== SUPPLIED DATA ==
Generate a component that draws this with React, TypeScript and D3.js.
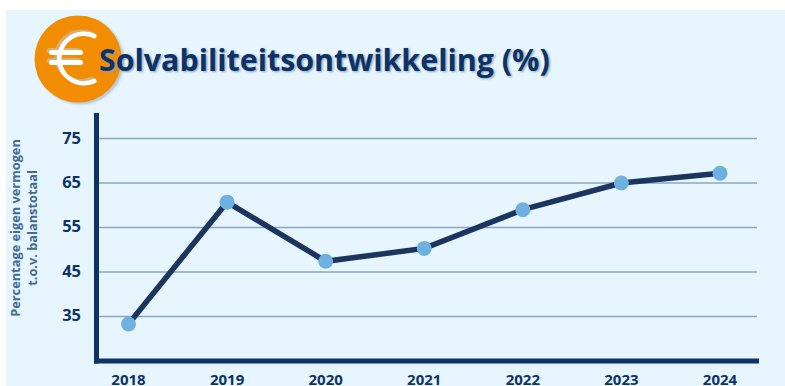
import React from "react";
import * as d3 from "d3";

const years = ["2018", "2019", "2020", "2021", "2022", "2023", "2024"];
const solvency = [33.3, 60.7, 47.4, 50.3, 59, 65, 67.2];
const yTicks = [35, 45, 55, 65, 75];
const titleText = "Solvabiliteitsontwikkeling (%)";
const axisTitleLines = ["Percentage eigen vermogen", "t.o.v. balanstotaal"];

const WIDTH = 785;
const HEIGHT = 386;
const NAVY = "#0d3366";
const LINE = "#1c355f";
const DOT = "#6eb0e0";
const GRID = "#8ba4bf";
const FONT = "'Open Sans', sans-serif";

const x = d3.scalePoint<string>().domain(years).range([128.5, 720]);
const y = d3.scaleLinear().domain([35, 75]).range([316.4, 138.6]);

const linePath = d3
  .line<number>()
  .x((_, i) => x(years[i]) as number)
  .y((d) => y(d))(solvency) as string;

// The euro sign in the badge: a ring open on its right side, with two short bars.
const euroRing = d3
  .arc()
  .innerRadius(22.5)
  .outerRadius(27)
  .cornerRadius(2)
  .startAngle((150 * Math.PI) / 180)
  .endAngle((390 * Math.PI) / 180)({} as any) as string;

function Euro({ fill }: { fill: string }) {
  return (
    <g fill={fill} transform="translate(84 58.5)">
      <path d={euroRing} />
      <rect x={-35} y={-8.5} width={34} height={5} rx={2.5} />
      <rect x={-35} y={1.5} width={34} height={5} rx={2.5} />
    </g>
  );
}

export default function App() {
  return (
    <svg
      width={WIDTH}
      height={HEIGHT}
      viewBox={`0 0 ${WIDTH} ${HEIGHT}`}
      style={{ position: "absolute", left: 0, top: 0, display: "block" }}
    >
      <defs>
        <filter id="soft" x="-20%" y="-20%" width="140%" height="140%">
          <feGaussianBlur stdDeviation="1.2" />
        </filter>
      </defs>
      <rect width={WIDTH} height={HEIGHT} fill="#ffffff" />
      <rect x={6} y={10} width={WIDTH - 6} height={HEIGHT - 10} fill="#e6f5fe" />

      {/* Badge */}
      <circle cx={80.5} cy={61} r={43.5} fill="#b9c6d2" filter="url(#soft)" />
      <circle cx={78} cy={59} r={43.5} fill="#f28c00" />
      <g opacity={0.6} transform="translate(-2.5 -2)">
        <Euro fill="#c3c9d0" />
      </g>
      <Euro fill="#ffffff" />

      {/* Title with its drop shadow */}
      <text
        x={100.5}
        y={72}
        fontFamily={FONT}
        fontWeight={700}
        fontSize={30.4}
        fill="#8ea3ba"
        filter="url(#soft)"
      >
        {titleText}
      </text>
      <text x={99} y={71} fontFamily={FONT} fontWeight={700} fontSize={30.4} fill={NAVY}>
        {titleText}
      </text>

      {/* Grid */}
      {yTicks.map((t) => (
        <line key={t} x1={98} x2={757} y1={y(t)} y2={y(t)} stroke={GRID} strokeWidth={1.5} />
      ))}

      {/* Axes */}
      <line x1={96.5} x2={96.5} y1={113} y2={363.5} stroke={NAVY} strokeWidth={5} />
      <line x1={94} x2={759} y1={361} y2={361} stroke={NAVY} strokeWidth={5} />

      {/* Tick labels */}
      {yTicks.map((t) => (
        <text
          key={t}
          x={81}
          y={y(t) + 0.5}
          textAnchor="end"
          dominantBaseline="middle"
          fontFamily={FONT}
          fontWeight={700}
          fontSize={16.5}
          fill={NAVY}
        >
          {t}
        </text>
      ))}
      {years.map((yr) => (
        <text
          key={yr}
          x={x(yr)}
          y={385}
          textAnchor="middle"
          fontFamily={FONT}
          fontWeight={700}
          fontSize={15}
          fill={NAVY}
        >
          {yr}
        </text>
      ))}

      {/* Axis title */}
      <g
        transform="translate(20 228) rotate(-90)"
        fontFamily={FONT}
        fontWeight={700}
        fontSize={12.8}
        fill="#3f6a94"
        textAnchor="middle"
      >
        <text x={0} y={0}>{axisTitleLines[0]}</text>
        <text x={0} y={17}>{axisTitleLines[1]}</text>
      </g>

      {/* Series */}
      <path d={linePath} fill="none" stroke={LINE} strokeWidth={5.5} strokeLinejoin="miter" />
      {solvency.map((v, i) => (
        <circle key={years[i]} cx={x(years[i])} cy={y(v)} r={7.5} fill={DOT} />
      ))}
    </svg>
  );
}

== THE PROBLEM ==
Transcribe the material exactly, leaving every picture out.

== FULL OUTPUT ==
Generate a component that draws this with React, TypeScript and D3.js.
import React from "react";
import * as d3 from "d3";

const years = ["2018", "2019", "2020", "2021", "2022", "2023", "2024"];
const solvency = [33.3, 60.7, 47.4, 50.3, 59, 65, 67.2];
const yTicks = [35, 45, 55, 65, 75];
const titleText = "Solvabiliteitsontwikkeling (%)";
const axisTitleLines = ["Percentage eigen vermogen", "t.o.v. balanstotaal"];

const WIDTH = 785;
const HEIGHT = 386;
const NAVY = "#0d3366";
const LINE = "#1c355f";
const DOT = "#6eb0e0";
const GRID = "#8ba4bf";
const FONT = "'Open Sans', sans-serif";

const x = d3.scalePoint<string>().domain(years).range([128.5, 720]);
const y = d3.scaleLinear().domain([35, 75]).range([316.4, 138.6]);

const linePath = d3
  .line<number>()
  .x((_, i) => x(years[i]) as number)
  .y((d) => y(d))(solvency) as string;

// The euro sign in the badge: a ring open on its right side, with two short bars.
const euroRing = d3
  .arc()
  .innerRadius(22.5)
  .outerRadius(27)
  .cornerRadius(2)
  .startAngle((150 * Math.PI) / 180)
  .endAngle((390 * Math.PI) / 180)({} as any) as string;

function Euro({ fill }: { fill: string }) {
  return (
    <g fill={fill} transform="translate(84 58.5)">
      <path d={euroRing} />
      <rect x={-35} y={-8.5} width={34} height={5} rx={2.5} />
      <rect x={-35} y={1.5} width={34} height={5} rx={2.5} />
    </g>
  );
}

export default function App() {
  return (
    <svg
      width={WIDTH}
      height={HEIGHT}
      viewBox={`0 0 ${WIDTH} ${HEIGHT}`}
      style={{ position: "absolute", left: 0, top: 0, display: "block" }}
    >
      <defs>
        <filter id="soft" x="-20%" y="-20%" width="140%" height="140%">
          <feGaussianBlur stdDeviation="1.2" />
        </filter>
      </defs>
      <rect width={WIDTH} height={HEIGHT} fill="#ffffff" />
      <rect x={6} y={10} width={WIDTH - 6} height={HEIGHT - 10} fill="#e6f5fe" />

      {/* Badge */}
      <circle cx={80.5} cy={61} r={43.5} fill="#b9c6d2" filter="url(#soft)" />
      <circle cx={78} cy={59} r={43.5} fill="#f28c00" />
      <g opacity={0.6} transform="translate(-2.5 -2)">
        <Euro fill="#c3c9d0" />
      </g>
      <Euro fill="#ffffff" />

      {/* Title with its drop shadow */}
      <text
        x={100.5}
        y={72}
        fontFamily={FONT}
        fontWeight={700}
        fontSize={30.4}
        fill="#8ea3ba"
        filter="url(#soft)"
      >
        {titleText}
      </text>
      <text x={99} y={71} fontFamily={FONT} fontWeight={700} fontSize={30.4} fill={NAVY}>
        {titleText}
      </text>

      {/* Grid */}
      {yTicks.map((t) => (
        <line key={t} x1={98} x2={757} y1={y(t)} y2={y(t)} stroke={GRID} strokeWidth={1.5} />
      ))}

      {/* Axes */}
      <line x1={96.5} x2={96.5} y1={113} y2={363.5} stroke={NAVY} strokeWidth={5} />
      <line x1={94} x2={759} y1={361} y2={361} stroke={NAVY} strokeWidth={5} />

      {/* Tick labels */}
      {yTicks.map((t) => (
        <text
          key={t}
          x={81}
          y={y(t) + 0.5}
          textAnchor="end"
          dominantBaseline="middle"
          fontFamily={FONT}
          fontWeight={700}
          fontSize={16.5}
          fill={NAVY}
        >
          {t}
        </text>
      ))}
      {years.map((yr) => (
        <text
          key={yr}
          x={x(yr)}
          y={385}
          textAnchor="middle"
          fontFamily={FONT}
          fontWeight={700}
          fontSize={15}
          fill={NAVY}
        >
          {yr}
        </text>
      ))}

      {/* Axis title */}
      <g
        transform="translate(20 228) rotate(-90)"
        fontFamily={FONT}
        fontWeight={700}
        fontSize={12.8}
        fill="#3f6a94"
        textAnchor="middle"
      >
        <text x={0} y={0}>{axisTitleLines[0]}</text>
        <text x={0} y={17}>{axisTitleLines[1]}</text>
      </g>

      {/* Series */}
      <path d={linePath} fill="none" stroke={LINE} strokeWidth={5.5} strokeLinejoin="miter" />
      {solvency.map((v, i) => (
        <circle key={years[i]} cx={x(years[i])} cy={y(v)} r={7.5} fill={DOT} />
      ))}
    </svg>
  );
}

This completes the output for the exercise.